Exclusive Q&A with PATRICIA DANAHER, Director of Harvardwood Publishing

Harvardwood Publishing is relaunching this spring with a whole host of new initiatives to develop and expand the imprint and its reach. Patricia Danaher is the new Director of Harvardwood Publishing, and she spokes to us about her plans.

danaher.jpgI’m very excited to be announcing a wide range of new activities for Harvardwood. Late next month, we will be launching our first anthology, a co- publication with the Harvard Review, which will feature work from Seamus Heaney, Joyce Carol Oates, Sherman Alexia, Sharon Olds and Tony Hoagland, among many others.
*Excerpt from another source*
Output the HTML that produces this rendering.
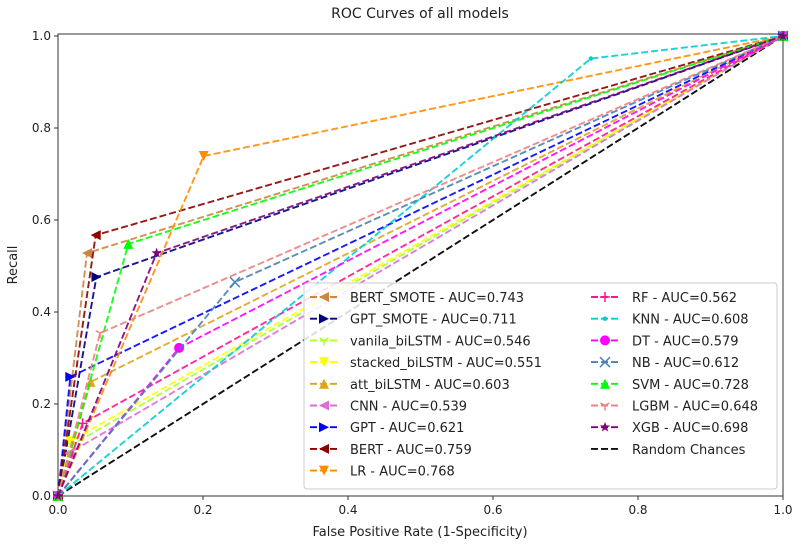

Harvard Review editor, Christina Thompson is working very enthusiastically with Harvardwood Publishing on this and other future collaborations.

Our first anthology will have the passage of time as its theme and is dedicated to the memory of Nobel laureaute Seamus Heaney who was a longtime friend of the Harvard Review and a member of its board. We will have launches in Cambridge, New York and LA.

Later this year, we plan to publish a second anthology, which will feature new work from a broad range of writers. We will announce the theme and the submissions criteria in April. Several future anthologies are planned.

Q. What else is on the cards?

A. We are looking at making Harvardwood Publishing a serious new standalone, literary imprint, primarily an electronic one. We aim to publish fiction across a wide variety of genres and will be considering work from within and without the Harvard network. While we will mostly publish in the English language, down the line we hope to consider work in Spanish and other languages.

Q. Tell us about the Harvardwood Literary Workshops.

A. As part of efforts to expand awareness of the Harvardwood brand, we have begun offering writers in Los Angeles a range classes where they can develop their writing or explore new genres. So far, we have classes in crime writing, memoir, short stories, essays and espionage. We will be adding Young Adult, science fiction, erotica and children’s writing classes later in the Spring. Our instructors are also working as consulting editors on our publishing ventures.

Q. There’s been talk about launching the Harvardwood Literary Prize. Tell us something about this.

A. We are talking to a number of select potential corporate sponsors to get behind, what we hope will become a major international literary award, like the Booker or the National Book Award. We are also working to put together a panel of famous international writers to judge the award. It will be run in conjunction with libraries and publishers around the world.

Given the feedback we have received, there is every chance that in the future we will have separate awards for science fiction and crime writing in addition to one major prize for a work written or translated into the English language in the previous year.